En effet, alors que les causes et les conséquences du réchauffement sont précisément analysées et connues depuis plus d’un demi-siècle, le terme de sufficiency (euphémisme du terme déjà euphémisant de sobriété) était mentionné pour la première fois dans le rapport du GIEC de 2022. Parmi les 3000 scénarios expertisés par le groupe III, pas un seul n’envisage, même à titre d’hypothèse, une quelconque diminution de la croissance. La transition se révèle l’arme redoutable de la procrastination. Tout faire pour que rien ne change en quelque sorte. Et sans grand étonnement, les prévisions de l’Agence pour l’Énergie Internationale ne prévoient guère qu’une légère baisse des émissions liées au charbon à l’horizon 20504. La part des fossiles dépassera encore les 60 % du mix énergétique mondial à cette date, résultat pour le moins éloigné des « engagements » de neutralité carbone pris par la plupart des gouvernements actuels.

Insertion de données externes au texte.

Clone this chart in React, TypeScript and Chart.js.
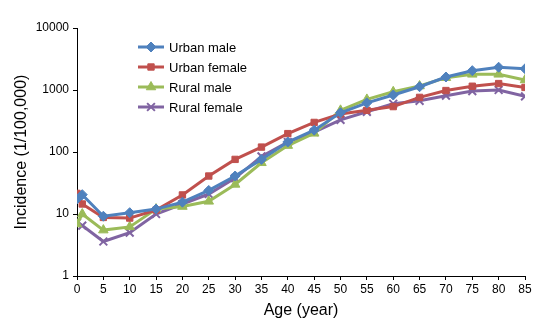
import React, { useEffect, useRef } from "react";
import { Chart, registerables } from "chart.js";
import { drawPoint } from "chart.js/helpers";

Chart.register(...registerables);

const ages = [0, 1, 5, 10, 15, 20, 25, 30, 35, 40, 45, 50, 55, 60, 65, 70, 75, 80, 85];
const urbanMale = [17.5, 20.5, 9.2, 10.5, 12, 15.5, 24, 41, 76, 145, 225, 430, 620, 830, 1130, 1620, 2050, 2330, 2200];
const urbanFemale = [21.5, 14.5, 8.8, 8.6, 11.6, 20.3, 41, 76, 120, 198, 300, 410, 470, 540, 760, 980, 1150, 1270, 1100];
const ruralMale = [6.9, 10, 5.5, 6.2, 12, 13.2, 16, 30, 67, 127, 200, 470, 705, 935, 1160, 1580, 1790, 1790, 1450];
const ruralFemale = [7.3, 6.5, 3.6, 5, 10, 14.5, 21, 38, 85, 145, 210, 330, 445, 600, 670, 810, 960, 1000, 790];
const yTicks = [1, 10, 100, 1000, 10000];
const seriesNames = ["Urban male", "Urban female", "Rural male", "Rural female"];

const FONT = "'Liberation Sans', Arial, sans-serif";

const legendPlugin = {
  id: "insideLegend",
  afterDraw(chart: any) {
    const ctx = chart.ctx;
    const x0 = 138;
    const y0 = 47;
    const step = 20;
    ctx.save();
    chart.data.datasets.forEach((ds: any, i: number) => {
      const y = y0 + i * step;
      ctx.strokeStyle = ds.borderColor;
      ctx.lineWidth = 3;
      ctx.beginPath();
      ctx.moveTo(x0, y);
      ctx.lineTo(x0 + 26, y);
      ctx.stroke();
      ctx.fillStyle = ds.borderColor;
      ctx.strokeStyle = ds.borderColor;
      ctx.lineWidth = ds.pointBorderWidth;
      drawPoint(ctx, {
        pointStyle: ds.pointStyle,
        radius: ds.pointRadius,
        borderWidth: ds.pointBorderWidth,
        rotation: 0,
      } as any, x0 + 13, y);
      ctx.fillStyle = "#000";
      ctx.font = `13px ${FONT}`;
      ctx.textBaseline = "middle";
      ctx.textAlign = "left";
      ctx.fillText(ds.label, x0 + 31, y + 1);
    });
    ctx.restore();
  },
};

export default function App() {
  const ref = useRef<HTMLCanvasElement>(null);
  useEffect(() => {
    if (!ref.current) return;
    const mk = (label: string, data: number[], color: string, style: string, r: number) => ({
      label,
      data: ages.map((a, i) => ({ x: a, y: data[i] })),
      borderColor: color,
      backgroundColor: color,
      pointBackgroundColor: color,
      pointBorderColor: color,
      borderWidth: 3,
      pointStyle: style,
      pointRadius: r,
      pointBorderWidth: style === "crossRot" ? 2 : 1,
      tension: 0,
    });
    const chart = new Chart(ref.current, {
      type: "line",
      data: {
        datasets: [
          mk(seriesNames[0], urbanMale, "#4F81BD", "rectRot", 5),
          mk(seriesNames[1], urbanFemale, "#C0504D", "rect", 4.5),
          mk(seriesNames[2], ruralMale, "#9BBB59", "triangle", 5.5),
          mk(seriesNames[3], ruralFemale, "#8064A2", "crossRot", 5.5),
        ] as any,
      },
      options: {
        responsive: false,
        animation: false,
        layout: { padding: { top: 28, right: 32, left: 0, bottom: 0 } },
        plugins: { legend: { display: false }, tooltip: { enabled: false } },
        scales: {
          x: {
            type: "linear",
            min: 0,
            max: 85,
            ticks: { stepSize: 5, color: "#000", font: { family: FONT, size: 12 }, maxRotation: 0, padding: 2 },
            grid: { display: true, drawOnChartArea: false, color: "#000", tickLength: 4 },
            border: { color: "#000", width: 1 },
            title: { display: true, text: "Age (year)", color: "#000", font: { family: FONT, size: 16 }, padding: { top: 1 } },
            afterFit(scale: any) {
              scale.height = 48;
            },
          },
          y: {
            type: "logarithmic",
            min: 1,
            max: 10000,
            afterBuildTicks(scale: any) {
              scale.ticks = yTicks.map((v) => ({ value: v }));
            },
            ticks: {
              color: "#000",
              font: { family: FONT, size: 12 },
              padding: 4,
              callback: (v: any) => String(v),
            },
            grid: { display: true, drawOnChartArea: false, color: "#000", tickLength: 4 },
            border: { color: "#000", width: 1 },
            title: { display: true, text: "Incidence (1/100,000)", color: "#000", font: { family: FONT, size: 16 }, padding: { top: 12, bottom: 0 } },
            afterFit(scale: any) {
              scale.width = 77;
            },
          },
        },
      },
      plugins: [legendPlugin],
    });
    return () => chart.destroy();
  }, []);
  return (
    <div style={{ position: "fixed", left: 0, top: 0, width: 557, height: 324, background: "#fff" }}>
      <canvas ref={ref} width={557} height={324} style={{ width: 557, height: 324 }} />
    </div>
  );
}
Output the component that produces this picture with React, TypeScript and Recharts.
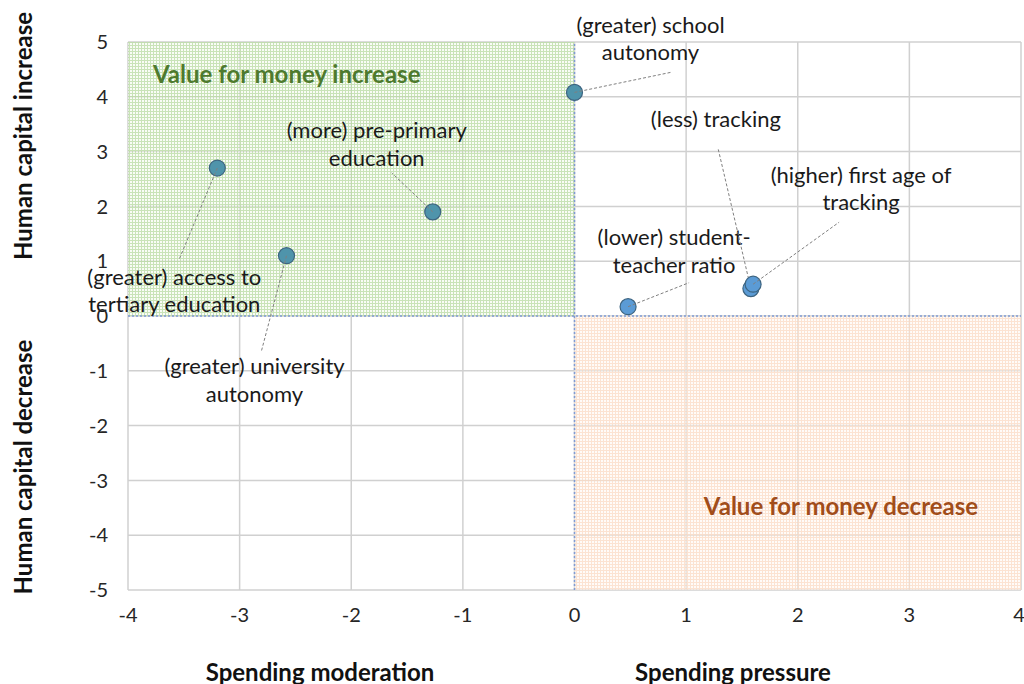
import React from 'react';
import { ScatterChart, Scatter, XAxis, YAxis, CartesianGrid, ReferenceArea, ReferenceLine, Cell } from 'recharts';

const policies = [
  ['(greater) access to', 'tertiary education'],
  ['(greater) university', 'autonomy'],
  ['(more) pre-primary', 'education'],
  ['(greater) school', 'autonomy'],
  ['(lower) student-', 'teacher ratio'],
  ['(less) tracking'],
  ['(higher) first age of', 'tracking'],
];
const spending = [-3.2, -2.58, -1.27, 0, 0.48, 1.58, 1.6];
const humanCapital = [2.7, 1.1, 1.9, 4.08, 0.17, 0.5, 0.58];

const xTicks = [-4, -3, -2, -1, 0, 1, 2, 3, 4];
const yTicks = [-5, -4, -3, -2, -1, 0, 1, 2, 3, 4, 5];

// label placement (pixels relative to the point): text centre and leader line end
const labelPlacement = [
  { dx: -43, dy: 111, lx: -38, ly: 91 },
  { dx: -32, dy: 113, lx: -25, ly: 95 },
  { dx: -56, dy: -79, lx: -41, ly: -39 },
  { dx: 76, dy: -65, lx: 96, ly: -20 },
  { dx: 46, dy: -67, lx: 61, ly: -24 },
  { dx: -35, dy: -167, lx: -33, ly: -141 },
  { dx: 108, dy: -107, lx: 86, ly: -62 },
];

const data = spending.map((x, i) => ({ x, y: humanCapital[i], lines: policies[i], i }));

const FONT = 'Lato, "Open Sans", sans-serif';

const PointShape = (props: any) => {
  const { cx, cy, payload, fill } = props;
  const p = labelPlacement[payload.i];
  const lines: string[] = payload.lines;
  return (
    <g>
      <circle cx={cx} cy={cy} r={8} fill={fill} stroke="#3d6480" strokeWidth={1.2} />
      <line x1={cx} y1={cy} x2={cx + p.lx} y2={cy + p.ly} stroke="#7f7f7f" strokeWidth={1} strokeDasharray="3 2" />
      {lines.map((t, k) => (
        <text
          key={k}
          x={cx + p.dx}
          y={cy + p.dy + k * 27.5}
          textAnchor="middle"
          dominantBaseline="middle"
          fontFamily={FONT}
          fontSize={22}
          fill="#1a1a1a"
        >
          {t}
        </text>
      ))}
    </g>
  );
};

const titleStyle: React.CSSProperties = {
  position: 'absolute',
  fontFamily: FONT,
  fontWeight: 700,
  fontSize: 24,
  color: '#111',
  whiteSpace: 'nowrap',
};

const App: React.FC = () => {
  return (
    <div style={{ position: 'absolute', left: 0, top: 0, width: 1024, height: 684, background: '#fff' }}>
      <svg width={0} height={0} style={{ position: 'absolute' }}>
        <defs>
          <pattern id="greenGrid" width={3} height={3} patternUnits="userSpaceOnUse">
            <rect width={3} height={3} fill="#f1f8ec" fillOpacity={0.6} />
            <path d="M0 0.5H3M0.5 0V3" stroke="#bcdca6" strokeWidth={1} />
          </pattern>
          <pattern id="orangeGrid" width={3} height={3} patternUnits="userSpaceOnUse">
            <rect width={3} height={3} fill="#fff6f0" fillOpacity={0.6} />
            <path d="M0 0.5H3M0.5 0V3" stroke="#fbdcc7" strokeWidth={1} />
          </pattern>
        </defs>
      </svg>
      <ScatterChart width={1024} height={684} margin={{ top: 42, right: 3, left: 0, bottom: 0 }}>
        <CartesianGrid stroke="#d0d0d0" strokeWidth={1.5} />
        <ReferenceArea x1={-4} x2={0} y1={0} y2={5} fill="url(#greenGrid)" fillOpacity={0.8} stroke="none" />
        <ReferenceArea x1={0} x2={4} y1={-5} y2={0} fill="url(#orangeGrid)" fillOpacity={0.8} stroke="none" />
        <XAxis
          type="number"
          dataKey="x"
          domain={[-4, 4]}
          ticks={xTicks}
          height={94}
          axisLine={false}
          tickLine={false}
          tickSize={0}
          tickMargin={18}
          tick={{ fontSize: 20, fill: '#262626', fontFamily: FONT }}
        />
        <YAxis
          type="number"
          dataKey="y"
          domain={[-5, 5]}
          ticks={yTicks}
          width={128}
          axisLine={false}
          tickLine={false}
          tickSize={0}
          tickMargin={20}
          tick={{ fontSize: 20, fill: '#262626', fontFamily: FONT }}
        />
        <ReferenceLine y={0} stroke="#7f9bd4" strokeWidth={1.5} strokeDasharray="2 2" />
        <ReferenceLine x={0} stroke="#7f9bd4" strokeWidth={1.5} strokeDasharray="2 2" />
        <Scatter data={data} shape={<PointShape />} isAnimationActive={false}>
          {data.map((d, i) => (
            <Cell key={i} fill={d.x < 0 || (d.x === 0 && d.y > 0) ? '#4f94ab' : '#5b9bd5'} />
          ))}
        </Scatter>
      </ScatterChart>
      <div style={{ ...titleStyle, left: 153, top: 73, transform: 'translateY(-50%)', color: '#4e7a2e' }}>
        Value for money increase
      </div>
      <div style={{ ...titleStyle, left: 841, top: 505, transform: 'translate(-50%, -50%)', color: '#a14d1a' }}>
        Value for money decrease
      </div>
      <div style={{ ...titleStyle, left: 320, top: 671, transform: 'translate(-50%, -50%)' }}>
        Spending moderation
      </div>
      <div style={{ ...titleStyle, left: 733, top: 671, transform: 'translate(-50%, -50%)' }}>
        Spending pressure
      </div>
      <div style={{ ...titleStyle, left: 22, top: 136, transform: 'translate(-50%, -50%) rotate(-90deg)' }}>
        Human capital increase
      </div>
      <div style={{ ...titleStyle, left: 22, top: 467, transform: 'translate(-50%, -50%) rotate(-90deg)' }}>
        Human capital decrease
      </div>
    </div>
  );
};

export default App;
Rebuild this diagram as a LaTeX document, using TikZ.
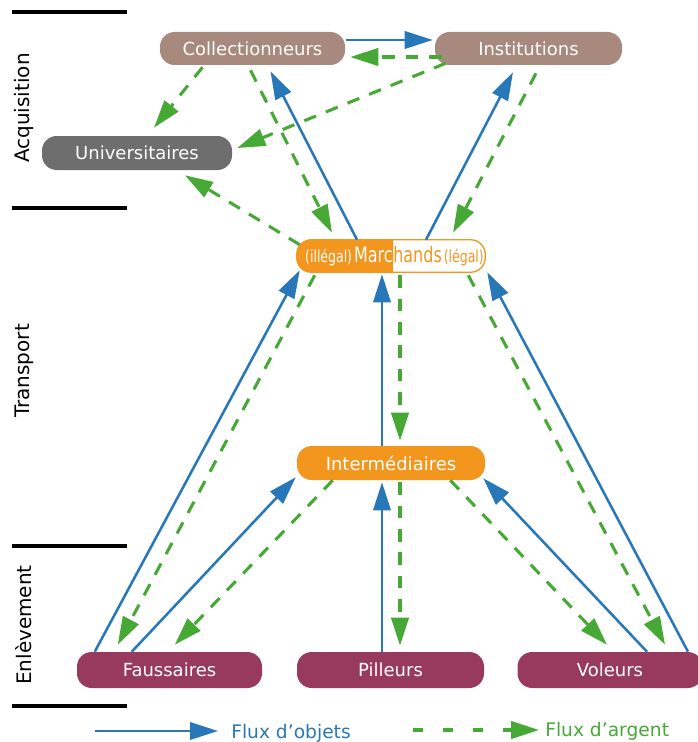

Jamais nos sociétés n’ont été aussi dépendantes des fossiles et tous les secteurs de notre vie quotidienne sont concernés : alimentation, logement, déplacement… Les obstacles sur le chemin de la décarbonation sont titanesques. Dans son ouvrage, Fressoz ne nous livre pas de solutions clé-en-main pour en sortir, il nous apporte une compréhension nouvelle des dynamiques énergétiques et matérielles, base nécessaire pour construire un jour une politique climatique un tant soit peu rigoureuse. Pour l’auteur, sortir du capitalisme sera plus aisé que de sortir des fossiles. Et si cette première condition est nécessaire pour atteindre la seconde, autant nous hâter de la réaliser au plus vite afin de limiter, à minima, le fardeau à venir.

[Fred]

1+ 1,1 % par rapport à 2023, selon le rapport publié le 1er mars 2024 par l’Agence Internationale de l’Énergie (AIE), soit 37,4 milliards de tonnes.

2Édition Seuil Écocène, janvier 2024.

3Les données chiffrées citées dans cet article sont, sauf mention contraire, tirées de l’ouvrage.

4Rapport World Energy Outlook 2022, scénario Steps, établi selon la trajectoire qu’impliquent les politiques publiques actuelles. Agence Internationale de l’Energie (AIE).